STATED TASK
Please retype the records below exactly, leaving out any pictures.

━━━━━ RECORDS FOR PROCESSING

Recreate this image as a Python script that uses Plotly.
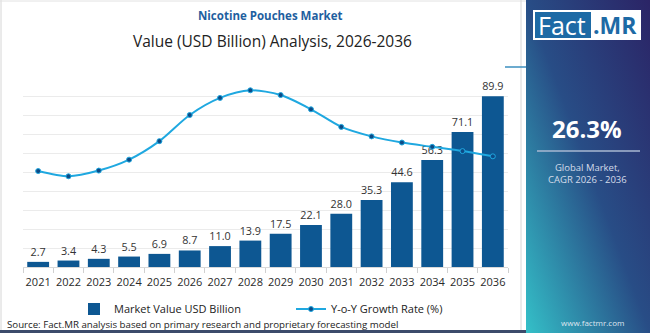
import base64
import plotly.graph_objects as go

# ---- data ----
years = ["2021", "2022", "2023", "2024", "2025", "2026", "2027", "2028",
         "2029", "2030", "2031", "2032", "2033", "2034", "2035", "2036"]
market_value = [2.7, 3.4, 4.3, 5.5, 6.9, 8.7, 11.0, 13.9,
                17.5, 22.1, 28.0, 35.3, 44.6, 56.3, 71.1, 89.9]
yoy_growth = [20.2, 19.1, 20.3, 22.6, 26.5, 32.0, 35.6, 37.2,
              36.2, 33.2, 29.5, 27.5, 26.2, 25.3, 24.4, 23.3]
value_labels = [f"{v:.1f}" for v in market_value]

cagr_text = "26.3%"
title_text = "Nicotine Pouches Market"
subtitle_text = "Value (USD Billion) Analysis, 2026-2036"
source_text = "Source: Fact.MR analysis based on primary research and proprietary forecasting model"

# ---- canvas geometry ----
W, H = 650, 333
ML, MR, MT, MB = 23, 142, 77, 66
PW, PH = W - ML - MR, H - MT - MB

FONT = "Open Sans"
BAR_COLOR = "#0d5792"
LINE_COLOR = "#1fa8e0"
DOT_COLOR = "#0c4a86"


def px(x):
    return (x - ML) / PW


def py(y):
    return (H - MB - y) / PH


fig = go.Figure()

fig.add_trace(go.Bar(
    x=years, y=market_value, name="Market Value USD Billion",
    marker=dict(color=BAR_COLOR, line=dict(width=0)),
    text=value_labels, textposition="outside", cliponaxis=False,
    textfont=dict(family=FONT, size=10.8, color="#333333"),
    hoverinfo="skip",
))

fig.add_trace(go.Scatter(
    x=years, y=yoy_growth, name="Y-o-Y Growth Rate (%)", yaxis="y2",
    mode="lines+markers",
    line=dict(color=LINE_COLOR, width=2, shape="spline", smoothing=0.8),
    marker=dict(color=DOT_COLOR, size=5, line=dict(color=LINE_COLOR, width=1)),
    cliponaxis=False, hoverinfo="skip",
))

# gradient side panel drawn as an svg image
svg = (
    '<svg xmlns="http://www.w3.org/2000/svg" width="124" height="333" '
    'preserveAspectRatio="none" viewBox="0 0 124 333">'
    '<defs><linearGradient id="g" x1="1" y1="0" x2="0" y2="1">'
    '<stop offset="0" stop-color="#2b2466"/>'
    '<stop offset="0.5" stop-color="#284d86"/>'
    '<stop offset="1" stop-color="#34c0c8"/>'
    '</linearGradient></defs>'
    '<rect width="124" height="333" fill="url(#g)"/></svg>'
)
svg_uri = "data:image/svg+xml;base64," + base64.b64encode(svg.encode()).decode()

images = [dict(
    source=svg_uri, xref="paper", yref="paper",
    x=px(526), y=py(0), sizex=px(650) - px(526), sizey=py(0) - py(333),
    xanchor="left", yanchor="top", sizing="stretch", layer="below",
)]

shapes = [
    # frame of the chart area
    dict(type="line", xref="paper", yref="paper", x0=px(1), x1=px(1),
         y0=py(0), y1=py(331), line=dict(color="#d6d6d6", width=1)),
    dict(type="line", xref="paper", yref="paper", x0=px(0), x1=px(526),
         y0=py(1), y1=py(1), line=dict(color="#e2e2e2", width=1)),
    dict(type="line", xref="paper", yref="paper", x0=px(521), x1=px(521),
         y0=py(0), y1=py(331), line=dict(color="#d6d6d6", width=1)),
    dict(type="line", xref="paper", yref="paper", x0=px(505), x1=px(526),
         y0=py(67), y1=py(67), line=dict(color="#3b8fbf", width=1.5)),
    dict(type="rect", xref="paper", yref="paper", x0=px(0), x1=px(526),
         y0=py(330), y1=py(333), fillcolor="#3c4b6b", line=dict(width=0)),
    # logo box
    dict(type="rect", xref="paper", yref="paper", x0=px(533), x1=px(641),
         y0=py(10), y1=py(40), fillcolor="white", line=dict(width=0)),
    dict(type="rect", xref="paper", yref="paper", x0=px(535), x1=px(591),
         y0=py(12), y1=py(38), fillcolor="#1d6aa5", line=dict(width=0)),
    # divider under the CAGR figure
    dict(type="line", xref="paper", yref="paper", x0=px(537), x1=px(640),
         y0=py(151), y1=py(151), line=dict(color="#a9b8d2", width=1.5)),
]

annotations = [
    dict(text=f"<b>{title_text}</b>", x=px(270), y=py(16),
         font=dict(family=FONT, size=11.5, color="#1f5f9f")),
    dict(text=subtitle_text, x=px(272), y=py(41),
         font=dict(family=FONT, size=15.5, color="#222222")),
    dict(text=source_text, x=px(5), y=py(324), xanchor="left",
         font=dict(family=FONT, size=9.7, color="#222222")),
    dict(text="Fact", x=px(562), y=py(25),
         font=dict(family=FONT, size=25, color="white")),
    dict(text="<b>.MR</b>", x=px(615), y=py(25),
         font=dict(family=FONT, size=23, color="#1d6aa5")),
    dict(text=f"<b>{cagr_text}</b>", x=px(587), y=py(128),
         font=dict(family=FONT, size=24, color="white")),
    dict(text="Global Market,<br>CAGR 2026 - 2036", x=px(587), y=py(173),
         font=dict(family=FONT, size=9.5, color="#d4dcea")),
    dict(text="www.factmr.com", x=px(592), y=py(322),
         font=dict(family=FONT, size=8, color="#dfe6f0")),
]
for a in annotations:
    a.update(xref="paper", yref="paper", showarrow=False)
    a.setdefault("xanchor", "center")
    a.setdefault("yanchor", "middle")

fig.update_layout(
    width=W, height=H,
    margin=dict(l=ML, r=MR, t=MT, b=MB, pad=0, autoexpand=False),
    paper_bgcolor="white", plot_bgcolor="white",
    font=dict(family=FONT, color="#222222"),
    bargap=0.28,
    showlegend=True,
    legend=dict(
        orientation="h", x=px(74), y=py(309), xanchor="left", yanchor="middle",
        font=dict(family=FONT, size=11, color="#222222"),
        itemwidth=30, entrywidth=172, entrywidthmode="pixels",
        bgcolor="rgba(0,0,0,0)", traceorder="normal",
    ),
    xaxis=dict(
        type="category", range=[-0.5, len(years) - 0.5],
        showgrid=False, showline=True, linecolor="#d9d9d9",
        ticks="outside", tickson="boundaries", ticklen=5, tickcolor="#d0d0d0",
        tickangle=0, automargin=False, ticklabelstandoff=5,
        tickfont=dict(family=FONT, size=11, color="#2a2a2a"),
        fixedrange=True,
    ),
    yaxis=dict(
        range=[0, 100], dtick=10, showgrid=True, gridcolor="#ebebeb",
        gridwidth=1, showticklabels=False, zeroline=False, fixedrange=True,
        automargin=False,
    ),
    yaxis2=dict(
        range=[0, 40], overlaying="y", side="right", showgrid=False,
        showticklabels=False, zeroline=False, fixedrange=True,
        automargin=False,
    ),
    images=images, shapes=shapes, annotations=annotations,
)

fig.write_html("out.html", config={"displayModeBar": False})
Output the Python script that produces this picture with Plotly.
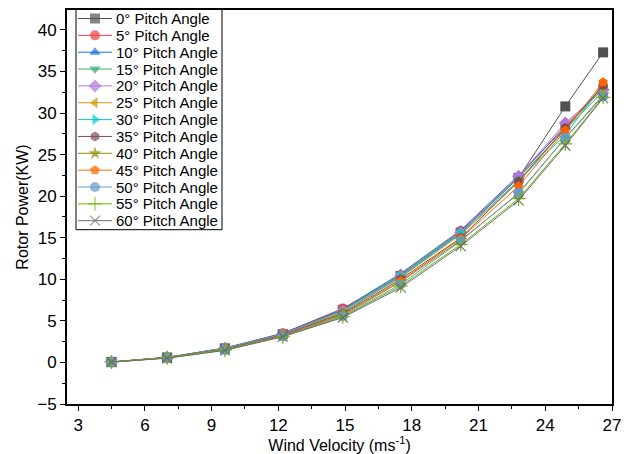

━━━━━━━━━━

FINAL RESULT
Recreate this image as a Python script that uses Plotly.
import base64
import plotly.graph_objects as go

# ---- data ----
years = ["2021", "2022", "2023", "2024", "2025", "2026", "2027", "2028",
         "2029", "2030", "2031", "2032", "2033", "2034", "2035", "2036"]
market_value = [2.7, 3.4, 4.3, 5.5, 6.9, 8.7, 11.0, 13.9,
                17.5, 22.1, 28.0, 35.3, 44.6, 56.3, 71.1, 89.9]
yoy_growth = [20.2, 19.1, 20.3, 22.6, 26.5, 32.0, 35.6, 37.2,
              36.2, 33.2, 29.5, 27.5, 26.2, 25.3, 24.4, 23.3]
value_labels = [f"{v:.1f}" for v in market_value]

cagr_text = "26.3%"
title_text = "Nicotine Pouches Market"
subtitle_text = "Value (USD Billion) Analysis, 2026-2036"
source_text = "Source: Fact.MR analysis based on primary research and proprietary forecasting model"

# ---- canvas geometry ----
W, H = 650, 333
ML, MR, MT, MB = 23, 142, 77, 66
PW, PH = W - ML - MR, H - MT - MB

FONT = "Open Sans"
BAR_COLOR = "#0d5792"
LINE_COLOR = "#1fa8e0"
DOT_COLOR = "#0c4a86"


def px(x):
    return (x - ML) / PW


def py(y):
    return (H - MB - y) / PH


fig = go.Figure()

fig.add_trace(go.Bar(
    x=years, y=market_value, name="Market Value USD Billion",
    marker=dict(color=BAR_COLOR, line=dict(width=0)),
    text=value_labels, textposition="outside", cliponaxis=False,
    textfont=dict(family=FONT, size=10.8, color="#333333"),
    hoverinfo="skip",
))

fig.add_trace(go.Scatter(
    x=years, y=yoy_growth, name="Y-o-Y Growth Rate (%)", yaxis="y2",
    mode="lines+markers",
    line=dict(color=LINE_COLOR, width=2, shape="spline", smoothing=0.8),
    marker=dict(color=DOT_COLOR, size=5, line=dict(color=LINE_COLOR, width=1)),
    cliponaxis=False, hoverinfo="skip",
))

# gradient side panel drawn as an svg image
svg = (
    '<svg xmlns="http://www.w3.org/2000/svg" width="124" height="333" '
    'preserveAspectRatio="none" viewBox="0 0 124 333">'
    '<defs><linearGradient id="g" x1="1" y1="0" x2="0" y2="1">'
    '<stop offset="0" stop-color="#2b2466"/>'
    '<stop offset="0.5" stop-color="#284d86"/>'
    '<stop offset="1" stop-color="#34c0c8"/>'
    '</linearGradient></defs>'
    '<rect width="124" height="333" fill="url(#g)"/></svg>'
)
svg_uri = "data:image/svg+xml;base64," + base64.b64encode(svg.encode()).decode()

images = [dict(
    source=svg_uri, xref="paper", yref="paper",
    x=px(526), y=py(0), sizex=px(650) - px(526), sizey=py(0) - py(333),
    xanchor="left", yanchor="top", sizing="stretch", layer="below",
)]

shapes = [
    # frame of the chart area
    dict(type="line", xref="paper", yref="paper", x0=px(1), x1=px(1),
         y0=py(0), y1=py(331), line=dict(color="#d6d6d6", width=1)),
    dict(type="line", xref="paper", yref="paper", x0=px(0), x1=px(526),
         y0=py(1), y1=py(1), line=dict(color="#e2e2e2", width=1)),
    dict(type="line", xref="paper", yref="paper", x0=px(521), x1=px(521),
         y0=py(0), y1=py(331), line=dict(color="#d6d6d6", width=1)),
    dict(type="line", xref="paper", yref="paper", x0=px(505), x1=px(526),
         y0=py(67), y1=py(67), line=dict(color="#3b8fbf", width=1.5)),
    dict(type="rect", xref="paper", yref="paper", x0=px(0), x1=px(526),
         y0=py(330), y1=py(333), fillcolor="#3c4b6b", line=dict(width=0)),
    # logo box
    dict(type="rect", xref="paper", yref="paper", x0=px(533), x1=px(641),
         y0=py(10), y1=py(40), fillcolor="white", line=dict(width=0)),
    dict(type="rect", xref="paper", yref="paper", x0=px(535), x1=px(591),
         y0=py(12), y1=py(38), fillcolor="#1d6aa5", line=dict(width=0)),
    # divider under the CAGR figure
    dict(type="line", xref="paper", yref="paper", x0=px(537), x1=px(640),
         y0=py(151), y1=py(151), line=dict(color="#a9b8d2", width=1.5)),
]

annotations = [
    dict(text=f"<b>{title_text}</b>", x=px(270), y=py(16),
         font=dict(family=FONT, size=11.5, color="#1f5f9f")),
    dict(text=subtitle_text, x=px(272), y=py(41),
         font=dict(family=FONT, size=15.5, color="#222222")),
    dict(text=source_text, x=px(5), y=py(324), xanchor="left",
         font=dict(family=FONT, size=9.7, color="#222222")),
    dict(text="Fact", x=px(562), y=py(25),
         font=dict(family=FONT, size=25, color="white")),
    dict(text="<b>.MR</b>", x=px(615), y=py(25),
         font=dict(family=FONT, size=23, color="#1d6aa5")),
    dict(text=f"<b>{cagr_text}</b>", x=px(587), y=py(128),
         font=dict(family=FONT, size=24, color="white")),
    dict(text="Global Market,<br>CAGR 2026 - 2036", x=px(587), y=py(173),
         font=dict(family=FONT, size=9.5, color="#d4dcea")),
    dict(text="www.factmr.com", x=px(592), y=py(322),
         font=dict(family=FONT, size=8, color="#dfe6f0")),
]
for a in annotations:
    a.update(xref="paper", yref="paper", showarrow=False)
    a.setdefault("xanchor", "center")
    a.setdefault("yanchor", "middle")

fig.update_layout(
    width=W, height=H,
    margin=dict(l=ML, r=MR, t=MT, b=MB, pad=0, autoexpand=False),
    paper_bgcolor="white", plot_bgcolor="white",
    font=dict(family=FONT, color="#222222"),
    bargap=0.28,
    showlegend=True,
    legend=dict(
        orientation="h", x=px(74), y=py(309), xanchor="left", yanchor="middle",
        font=dict(family=FONT, size=11, color="#222222"),
        itemwidth=30, entrywidth=172, entrywidthmode="pixels",
        bgcolor="rgba(0,0,0,0)", traceorder="normal",
    ),
    xaxis=dict(
        type="category", range=[-0.5, len(years) - 0.5],
        showgrid=False, showline=True, linecolor="#d9d9d9",
        ticks="outside", tickson="boundaries", ticklen=5, tickcolor="#d0d0d0",
        tickangle=0, automargin=False, ticklabelstandoff=5,
        tickfont=dict(family=FONT, size=11, color="#2a2a2a"),
        fixedrange=True,
    ),
    yaxis=dict(
        range=[0, 100], dtick=10, showgrid=True, gridcolor="#ebebeb",
        gridwidth=1, showticklabels=False, zeroline=False, fixedrange=True,
        automargin=False,
    ),
    yaxis2=dict(
        range=[0, 40], overlaying="y", side="right", showgrid=False,
        showticklabels=False, zeroline=False, fixedrange=True,
        automargin=False,
    ),
    images=images, shapes=shapes, annotations=annotations,
)

fig.write_html("out.html", config={"displayModeBar": False})
Output the Python script that produces this picture with Plotly.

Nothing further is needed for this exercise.